# [Short exercise]
Below is the data. Give it again, complete and exact.

-- START --

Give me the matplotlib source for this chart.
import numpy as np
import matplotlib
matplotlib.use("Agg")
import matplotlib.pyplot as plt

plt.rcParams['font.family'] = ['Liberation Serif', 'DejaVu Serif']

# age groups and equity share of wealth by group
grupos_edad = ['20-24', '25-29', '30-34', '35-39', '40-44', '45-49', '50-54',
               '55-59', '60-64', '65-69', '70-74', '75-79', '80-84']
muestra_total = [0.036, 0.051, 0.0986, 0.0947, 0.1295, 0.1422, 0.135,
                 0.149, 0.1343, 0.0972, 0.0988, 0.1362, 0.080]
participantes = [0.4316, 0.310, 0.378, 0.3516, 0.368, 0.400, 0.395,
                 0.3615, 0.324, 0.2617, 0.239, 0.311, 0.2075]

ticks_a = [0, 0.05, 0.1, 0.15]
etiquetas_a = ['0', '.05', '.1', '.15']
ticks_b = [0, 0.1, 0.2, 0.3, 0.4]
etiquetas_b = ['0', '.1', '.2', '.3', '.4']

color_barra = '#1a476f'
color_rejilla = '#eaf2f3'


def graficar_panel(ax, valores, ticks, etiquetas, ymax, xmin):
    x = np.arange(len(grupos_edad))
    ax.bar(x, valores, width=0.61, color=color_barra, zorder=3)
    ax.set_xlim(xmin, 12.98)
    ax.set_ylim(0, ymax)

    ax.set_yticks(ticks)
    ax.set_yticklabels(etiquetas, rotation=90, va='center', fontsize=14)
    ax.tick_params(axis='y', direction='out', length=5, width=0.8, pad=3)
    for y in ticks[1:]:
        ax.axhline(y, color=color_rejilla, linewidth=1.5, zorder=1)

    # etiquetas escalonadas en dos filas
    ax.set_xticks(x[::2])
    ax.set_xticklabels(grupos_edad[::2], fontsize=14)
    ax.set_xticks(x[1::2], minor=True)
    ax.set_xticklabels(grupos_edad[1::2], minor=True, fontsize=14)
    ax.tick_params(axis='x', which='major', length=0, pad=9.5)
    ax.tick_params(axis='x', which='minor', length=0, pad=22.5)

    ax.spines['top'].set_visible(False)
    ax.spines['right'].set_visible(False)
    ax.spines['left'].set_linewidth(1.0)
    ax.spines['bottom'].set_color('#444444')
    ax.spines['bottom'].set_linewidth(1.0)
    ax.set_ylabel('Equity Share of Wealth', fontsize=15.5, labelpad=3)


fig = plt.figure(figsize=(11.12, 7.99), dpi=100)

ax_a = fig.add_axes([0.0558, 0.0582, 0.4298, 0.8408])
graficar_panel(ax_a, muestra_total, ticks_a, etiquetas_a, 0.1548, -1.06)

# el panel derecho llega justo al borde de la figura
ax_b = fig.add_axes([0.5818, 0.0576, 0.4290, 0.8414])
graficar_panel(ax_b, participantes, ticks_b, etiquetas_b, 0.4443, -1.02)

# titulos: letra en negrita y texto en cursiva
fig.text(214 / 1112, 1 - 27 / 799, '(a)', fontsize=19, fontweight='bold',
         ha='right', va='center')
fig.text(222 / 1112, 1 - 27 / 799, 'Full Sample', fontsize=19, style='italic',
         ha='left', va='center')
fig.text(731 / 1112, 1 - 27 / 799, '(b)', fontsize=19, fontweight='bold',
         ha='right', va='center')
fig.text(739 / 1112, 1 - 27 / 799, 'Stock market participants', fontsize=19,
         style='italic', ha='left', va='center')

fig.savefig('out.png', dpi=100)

-- END --

# [Exercise output]
Give me the matplotlib source for this chart.
import numpy as np
import matplotlib
matplotlib.use("Agg")
import matplotlib.pyplot as plt

plt.rcParams['font.family'] = ['Liberation Serif', 'DejaVu Serif']

# age groups and equity share of wealth by group
grupos_edad = ['20-24', '25-29', '30-34', '35-39', '40-44', '45-49', '50-54',
               '55-59', '60-64', '65-69', '70-74', '75-79', '80-84']
muestra_total = [0.036, 0.051, 0.0986, 0.0947, 0.1295, 0.1422, 0.135,
                 0.149, 0.1343, 0.0972, 0.0988, 0.1362, 0.080]
participantes = [0.4316, 0.310, 0.378, 0.3516, 0.368, 0.400, 0.395,
                 0.3615, 0.324, 0.2617, 0.239, 0.311, 0.2075]

ticks_a = [0, 0.05, 0.1, 0.15]
etiquetas_a = ['0', '.05', '.1', '.15']
ticks_b = [0, 0.1, 0.2, 0.3, 0.4]
etiquetas_b = ['0', '.1', '.2', '.3', '.4']

color_barra = '#1a476f'
color_rejilla = '#eaf2f3'


def graficar_panel(ax, valores, ticks, etiquetas, ymax, xmin):
    x = np.arange(len(grupos_edad))
    ax.bar(x, valores, width=0.61, color=color_barra, zorder=3)
    ax.set_xlim(xmin, 12.98)
    ax.set_ylim(0, ymax)

    ax.set_yticks(ticks)
    ax.set_yticklabels(etiquetas, rotation=90, va='center', fontsize=14)
    ax.tick_params(axis='y', direction='out', length=5, width=0.8, pad=3)
    for y in ticks[1:]:
        ax.axhline(y, color=color_rejilla, linewidth=1.5, zorder=1)

    # etiquetas escalonadas en dos filas
    ax.set_xticks(x[::2])
    ax.set_xticklabels(grupos_edad[::2], fontsize=14)
    ax.set_xticks(x[1::2], minor=True)
    ax.set_xticklabels(grupos_edad[1::2], minor=True, fontsize=14)
    ax.tick_params(axis='x', which='major', length=0, pad=9.5)
    ax.tick_params(axis='x', which='minor', length=0, pad=22.5)

    ax.spines['top'].set_visible(False)
    ax.spines['right'].set_visible(False)
    ax.spines['left'].set_linewidth(1.0)
    ax.spines['bottom'].set_color('#444444')
    ax.spines['bottom'].set_linewidth(1.0)
    ax.set_ylabel('Equity Share of Wealth', fontsize=15.5, labelpad=3)


fig = plt.figure(figsize=(11.12, 7.99), dpi=100)

ax_a = fig.add_axes([0.0558, 0.0582, 0.4298, 0.8408])
graficar_panel(ax_a, muestra_total, ticks_a, etiquetas_a, 0.1548, -1.06)

# el panel derecho llega justo al borde de la figura
ax_b = fig.add_axes([0.5818, 0.0576, 0.4290, 0.8414])
graficar_panel(ax_b, participantes, ticks_b, etiquetas_b, 0.4443, -1.02)

# titulos: letra en negrita y texto en cursiva
fig.text(214 / 1112, 1 - 27 / 799, '(a)', fontsize=19, fontweight='bold',
         ha='right', va='center')
fig.text(222 / 1112, 1 - 27 / 799, 'Full Sample', fontsize=19, style='italic',
         ha='left', va='center')
fig.text(731 / 1112, 1 - 27 / 799, '(b)', fontsize=19, fontweight='bold',
         ha='right', va='center')
fig.text(739 / 1112, 1 - 27 / 799, 'Stock market participants', fontsize=19,
         style='italic', ha='left', va='center')

fig.savefig('out.png', dpi=100)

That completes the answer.